Load populace of the generation from a JSON dump.

Parameters

gen_fname (str) – filename to load.

load_bourgeoisie(bourge_fname)[source]

Load bourgeoisie of the generation from a JSON dump.

Parameters

bourge_fname (str) – filename to load.

birth(populum: dict)[source]

Add a structure to the populace.

Parameters

populum (dict) – structure to add.

rank()[source]

Evaluate the fitness of all structures in the generation.

clean()[source]

Remove structures with pathological formation enthalpies.

Returns

number of pathological structures removed.

Return type

num_removed (int)

set_bourgeoisie(elites=None, best_from_stoich=True)[source]

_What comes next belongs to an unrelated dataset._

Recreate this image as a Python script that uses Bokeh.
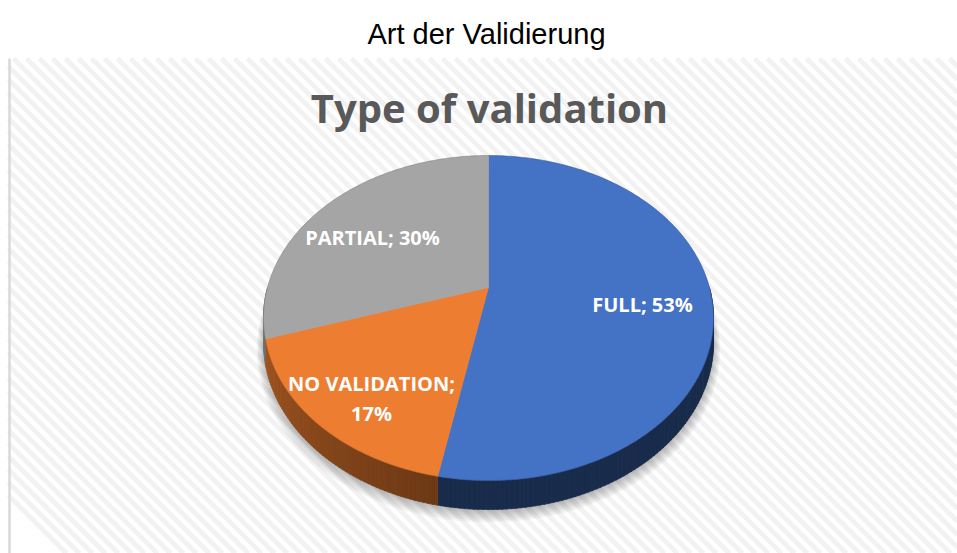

Set the structures that will continue to the next generation, i.e. the bourgeoisie.

Keyword Arguments
  • list (elites) – list of elite structures to include from the previous generation,

  • best_from_stoich (bool) – whether to include one structure from each stoichiometry.

calc_pdfs()[source]

Compute PDFs for each structure in the generation.

is_dupe(doc, sim_tol=0.05, extra_pdfs=None)[source]

Compare doc with all other structures at same stoichiometry via PDF overlap.

Parameters

doc (dict) – structure to compare.

Keyword Arguments
  • sim_tol (float) – similarity tolerance to compare to

  • extra_pdfs (list(dict)) – list of structures with extra pdfs to compare against

property pdfs

Returns list of PDFs for generation, calculating if necessary.

property fitnesses

Return list of normalised fitnesses for population.

property raw_fitnesses

Return list of raw fitnesses for population.

property average_pleb_fitness

Return the average normalised fitness of the generation.

property average_bourgeois_fitness

Return the average normalised fitness of the bourgeoisie.

ilustrado.ilustrado module

This file implements the GA algorithm and acts as main().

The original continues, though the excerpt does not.